## begin Data block

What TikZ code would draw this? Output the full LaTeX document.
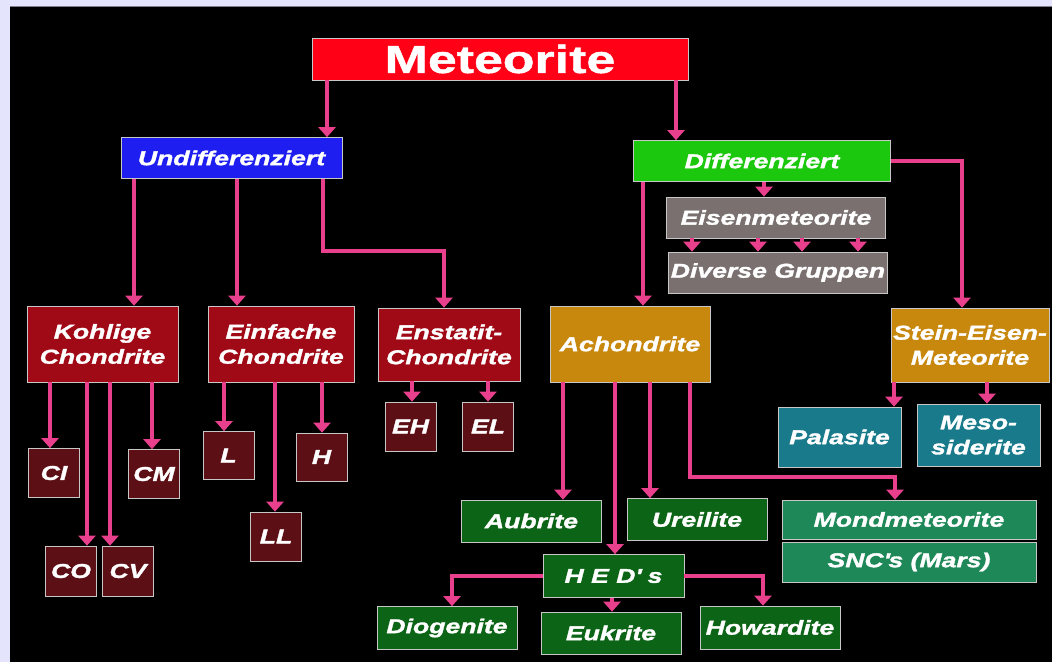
\documentclass[tikz,border=0pt]{standalone}
\usepackage{fontspec}
\setmainfont{Liberation Sans}[FakeStretch=1.33, BoldItalicFeatures={FakeBold=1.6}, BoldFeatures={FakeBold=1.2}]
\usepackage{tikz}
\usetikzlibrary{arrows.meta,calc,positioning}

\definecolor{rahmen}{RGB}{228,228,252}
\definecolor{meteorrot}{RGB}{255,0,22}
\definecolor{undiffblau}{RGB}{30,30,240}
\definecolor{diffgruen}{RGB}{28,200,14}
\definecolor{eisengrau}{RGB}{122,112,112}
\definecolor{chondrot}{RGB}{160,10,22}
\definecolor{klassrot}{RGB}{92,16,22}
\definecolor{achonbraun}{RGB}{200,136,14}
\definecolor{petrol}{RGB}{24,122,138}
\definecolor{dunkelgruen}{RGB}{12,100,22}
\definecolor{mondgruen}{RGB}{30,136,88}
\definecolor{pfeilrosa}{RGB}{232,64,140}

\tikzset{
  kasten/.style={draw=white!78!black, line width=0.7pt, text=white, align=center, inner sep=0pt,
    font=\fontsize{20}{25}\selectfont\bfseries\itshape},
  klein/.style={kasten, fill=klassrot, minimum width=51pt, minimum height=49pt},
  gruen/.style={kasten, fill=dunkelgruen, minimum width=140pt, minimum height=43pt},
  pfeil/.style={draw=pfeilrosa, line width=3.2pt, -{Triangle[width=17pt,length=10pt]}}
}

\begin{document}
\begin{tikzpicture}[x=1pt,y=-1pt]
%Hintergrund
\useasboundingbox[fill=rahmen] (0,0) rectangle (1052,662);
\fill[black] (10,6) rectangle (1052,662);
\draw[line width=1pt, black!45!rahmen] (10,6) -- (1052,6);
%Oberste Ebene
\node[kasten, fill=meteorrot, minimum width=376pt, minimum height=42pt,
  font=\fontsize{39}{39}\selectfont\bfseries] (meteor) at (500,59) {Meteorite};
\node[kasten, fill=undiffblau, minimum width=221pt, minimum height=41pt] (undiff) at (231.5,158) {Undifferenziert};
\node[kasten, fill=diffgruen, minimum width=257pt, minimum height=41pt] (diff) at (762,161) {Differenziert};
%Eisenmeteorite
\node[kasten, fill=eisengrau, minimum width=219pt, minimum height=41pt] (eisen) at (776,217.5) {Eisenmeteorite};
\node[kasten, fill=eisengrau, minimum width=219pt, minimum height=41pt] (gruppen) at (778,272.5) {Diverse Gruppen};
%Chondrite
\node[kasten, fill=chondrot, minimum width=151pt, minimum height=76pt] (kohlige) at (102.5,344) {Kohlige\\Chondrite};
\node[kasten, fill=chondrot, minimum width=146pt, minimum height=76pt] (einfach) at (281,344) {Einfache\\Chondrite};
\node[kasten, fill=chondrot, minimum width=142pt, minimum height=73pt] (enstatit) at (449,344.5) {Enstatit-\\Chondrite};
\node[kasten, fill=achonbraun, minimum width=160pt, minimum height=76pt] (achon) at (630,344) {Achondrite};
\node[kasten, fill=achonbraun, minimum width=158pt, minimum height=74pt] (steinE) at (970,345) {Stein-Eisen-\\Meteorite};
%Klassen
\node[klein] (ci) at (54,473) {CI};
\node[klein] (cm) at (154,474) {CM};
\node[klein, minimum height=50pt] (co) at (71,571) {CO};
\node[klein, minimum height=50pt] (cv) at (128,571) {CV};
\node[klein, minimum height=48pt] (l) at (228.5,455.5) {L};
\node[klein, minimum height=48pt] (h) at (321.5,457) {H};
\node[klein] (ll) at (276,536.5) {LL};
\node[klein] (eh) at (410.5,426.5) {EH};
\node[klein] (el) at (488,426.5) {EL};
%Achondrite und Stein-Eisen
\node[gruen, minimum height=42pt] (aubrite) at (531.5,521) {Aubrite};
\node[gruen, minimum height=42pt] (ureilite) at (697,519.5) {Ureilite};
\node[gruen, minimum width=141pt] (hed) at (613.5,576) {H E D\textquotesingle\ s};
\node[gruen] (dioge) at (447,628) {Diogenite};
\node[gruen, minimum height=42pt] (eukrite) at (611,633) {Eukrite};
\node[gruen] (howard) at (770,627.5) {Howardite};
\node[kasten, fill=mondgruen, minimum width=254pt, minimum height=39pt] (mond) at (909,519.5) {Mondmeteorite};
\node[kasten, fill=mondgruen, minimum width=254pt, minimum height=40pt] (snc) at (909,562) {SNC\textquotesingle s (Mars)};
\node[kasten, fill=petrol, minimum width=123pt, minimum height=60pt] (palasit) at (839.5,437) {Palasite};
\node[kasten, fill=petrol, minimum width=123pt, minimum height=62pt] (meso) at (978.5,435) {Meso-\\siderite};
%Pfeile
\draw[pfeil] (meteor.south -| 327,0) -- (undiff.north -| 327,0);
\draw[pfeil] (meteor.south -| 676,0) -- (diff.north -| 676,0);
\draw[pfeil] (undiff.south -| 134,0) -- (kohlige.north -| 134,0);
\draw[pfeil] (undiff.south -| 237,0) -- (einfach.north -| 237,0);
\draw[pfeil] (undiff.south -| 323,0) -- (323,251) -| (enstatit.north -| 444,0);
\draw[pfeil] (diff.south -| 764,0) -- (eisen.north -| 764,0);
\foreach \x in {692,758,802,858}
  \draw[pfeil] (eisen.south -| \x,0) -- (gruppen.north -| \x,0);
\draw[pfeil] (diff.south -| 643,0) -- (achon.north -| 643,0);
\draw[pfeil] (diff.east) -| (steinE.north -| 962,0);
\foreach \x/\ziel in {50/ci,87/co,110/cv,152/cm}
  \draw[pfeil] (kohlige.south -| \x,0) -- (\ziel.north -| \x,0);
\foreach \x/\ziel in {224/l,275/ll,322/h}
  \draw[pfeil] (einfach.south -| \x,0) -- (\ziel.north -| \x,0);
\foreach \x/\ziel in {412/eh,488/el}
  \draw[pfeil] (enstatit.south -| \x,0) -- (\ziel.north -| \x,0);
\foreach \x/\ziel in {563/aubrite,615/hed,650/ureilite}
  \draw[pfeil] (achon.south -| \x,0) -- (\ziel.north -| \x,0);
\draw[pfeil] (achon.south -| 690,0) -- (690,477) -| (mond.north -| 895,0);
\draw[pfeil] (hed.west) -| (dioge.north -| 452,0);
\draw[pfeil] (hed.south -| 612,0) -- (eukrite.north -| 612,0);
\draw[pfeil] (hed.east) -| (howard.north -| 763,0);
\draw[pfeil] (steinE.south -| 894,0) -- (palasit.north -| 894,0);
\draw[pfeil] (steinE.south -| 987,0) -- (meso.north -| 987,0);
\end{tikzpicture}
\end{document}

## end Data block

*Directions for this task*
Keep every word of the data as it is when you write it out, but drop the pictures.

*Task solution*
What TikZ code would draw this? Output the full LaTeX document.
\documentclass[tikz,border=0pt]{standalone}
\usepackage{fontspec}
\setmainfont{Liberation Sans}[FakeStretch=1.33, BoldItalicFeatures={FakeBold=1.6}, BoldFeatures={FakeBold=1.2}]
\usepackage{tikz}
\usetikzlibrary{arrows.meta,calc,positioning}

\definecolor{rahmen}{RGB}{228,228,252}
\definecolor{meteorrot}{RGB}{255,0,22}
\definecolor{undiffblau}{RGB}{30,30,240}
\definecolor{diffgruen}{RGB}{28,200,14}
\definecolor{eisengrau}{RGB}{122,112,112}
\definecolor{chondrot}{RGB}{160,10,22}
\definecolor{klassrot}{RGB}{92,16,22}
\definecolor{achonbraun}{RGB}{200,136,14}
\definecolor{petrol}{RGB}{24,122,138}
\definecolor{dunkelgruen}{RGB}{12,100,22}
\definecolor{mondgruen}{RGB}{30,136,88}
\definecolor{pfeilrosa}{RGB}{232,64,140}

\tikzset{
  kasten/.style={draw=white!78!black, line width=0.7pt, text=white, align=center, inner sep=0pt,
    font=\fontsize{20}{25}\selectfont\bfseries\itshape},
  klein/.style={kasten, fill=klassrot, minimum width=51pt, minimum height=49pt},
  gruen/.style={kasten, fill=dunkelgruen, minimum width=140pt, minimum height=43pt},
  pfeil/.style={draw=pfeilrosa, line width=3.2pt, -{Triangle[width=17pt,length=10pt]}}
}

\begin{document}
\begin{tikzpicture}[x=1pt,y=-1pt]
%Hintergrund
\useasboundingbox[fill=rahmen] (0,0) rectangle (1052,662);
\fill[black] (10,6) rectangle (1052,662);
\draw[line width=1pt, black!45!rahmen] (10,6) -- (1052,6);
%Oberste Ebene
\node[kasten, fill=meteorrot, minimum width=376pt, minimum height=42pt,
  font=\fontsize{39}{39}\selectfont\bfseries] (meteor) at (500,59) {Meteorite};
\node[kasten, fill=undiffblau, minimum width=221pt, minimum height=41pt] (undiff) at (231.5,158) {Undifferenziert};
\node[kasten, fill=diffgruen, minimum width=257pt, minimum height=41pt] (diff) at (762,161) {Differenziert};
%Eisenmeteorite
\node[kasten, fill=eisengrau, minimum width=219pt, minimum height=41pt] (eisen) at (776,217.5) {Eisenmeteorite};
\node[kasten, fill=eisengrau, minimum width=219pt, minimum height=41pt] (gruppen) at (778,272.5) {Diverse Gruppen};
%Chondrite
\node[kasten, fill=chondrot, minimum width=151pt, minimum height=76pt] (kohlige) at (102.5,344) {Kohlige\\Chondrite};
\node[kasten, fill=chondrot, minimum width=146pt, minimum height=76pt] (einfach) at (281,344) {Einfache\\Chondrite};
\node[kasten, fill=chondrot, minimum width=142pt, minimum height=73pt] (enstatit) at (449,344.5) {Enstatit-\\Chondrite};
\node[kasten, fill=achonbraun, minimum width=160pt, minimum height=76pt] (achon) at (630,344) {Achondrite};
\node[kasten, fill=achonbraun, minimum width=158pt, minimum height=74pt] (steinE) at (970,345) {Stein-Eisen-\\Meteorite};
%Klassen
\node[klein] (ci) at (54,473) {CI};
\node[klein] (cm) at (154,474) {CM};
\node[klein, minimum height=50pt] (co) at (71,571) {CO};
\node[klein, minimum height=50pt] (cv) at (128,571) {CV};
\node[klein, minimum height=48pt] (l) at (228.5,455.5) {L};
\node[klein, minimum height=48pt] (h) at (321.5,457) {H};
\node[klein] (ll) at (276,536.5) {LL};
\node[klein] (eh) at (410.5,426.5) {EH};
\node[klein] (el) at (488,426.5) {EL};
%Achondrite und Stein-Eisen
\node[gruen, minimum height=42pt] (aubrite) at (531.5,521) {Aubrite};
\node[gruen, minimum height=42pt] (ureilite) at (697,519.5) {Ureilite};
\node[gruen, minimum width=141pt] (hed) at (613.5,576) {H E D\textquotesingle\ s};
\node[gruen] (dioge) at (447,628) {Diogenite};
\node[gruen, minimum height=42pt] (eukrite) at (611,633) {Eukrite};
\node[gruen] (howard) at (770,627.5) {Howardite};
\node[kasten, fill=mondgruen, minimum width=254pt, minimum height=39pt] (mond) at (909,519.5) {Mondmeteorite};
\node[kasten, fill=mondgruen, minimum width=254pt, minimum height=40pt] (snc) at (909,562) {SNC\textquotesingle s (Mars)};
\node[kasten, fill=petrol, minimum width=123pt, minimum height=60pt] (palasit) at (839.5,437) {Palasite};
\node[kasten, fill=petrol, minimum width=123pt, minimum height=62pt] (meso) at (978.5,435) {Meso-\\siderite};
%Pfeile
\draw[pfeil] (meteor.south -| 327,0) -- (undiff.north -| 327,0);
\draw[pfeil] (meteor.south -| 676,0) -- (diff.north -| 676,0);
\draw[pfeil] (undiff.south -| 134,0) -- (kohlige.north -| 134,0);
\draw[pfeil] (undiff.south -| 237,0) -- (einfach.north -| 237,0);
\draw[pfeil] (undiff.south -| 323,0) -- (323,251) -| (enstatit.north -| 444,0);
\draw[pfeil] (diff.south -| 764,0) -- (eisen.north -| 764,0);
\foreach \x in {692,758,802,858}
  \draw[pfeil] (eisen.south -| \x,0) -- (gruppen.north -| \x,0);
\draw[pfeil] (diff.south -| 643,0) -- (achon.north -| 643,0);
\draw[pfeil] (diff.east) -| (steinE.north -| 962,0);
\foreach \x/\ziel in {50/ci,87/co,110/cv,152/cm}
  \draw[pfeil] (kohlige.south -| \x,0) -- (\ziel.north -| \x,0);
\foreach \x/\ziel in {224/l,275/ll,322/h}
  \draw[pfeil] (einfach.south -| \x,0) -- (\ziel.north -| \x,0);
\foreach \x/\ziel in {412/eh,488/el}
  \draw[pfeil] (enstatit.south -| \x,0) -- (\ziel.north -| \x,0);
\foreach \x/\ziel in {563/aubrite,615/hed,650/ureilite}
  \draw[pfeil] (achon.south -| \x,0) -- (\ziel.north -| \x,0);
\draw[pfeil] (achon.south -| 690,0) -- (690,477) -| (mond.north -| 895,0);
\draw[pfeil] (hed.west) -| (dioge.north -| 452,0);
\draw[pfeil] (hed.south -| 612,0) -- (eukrite.north -| 612,0);
\draw[pfeil] (hed.east) -| (howard.north -| 763,0);
\draw[pfeil] (steinE.south -| 894,0) -- (palasit.north -| 894,0);
\draw[pfeil] (steinE.south -| 987,0) -- (meso.north -| 987,0);
\end{tikzpicture}
\end{document}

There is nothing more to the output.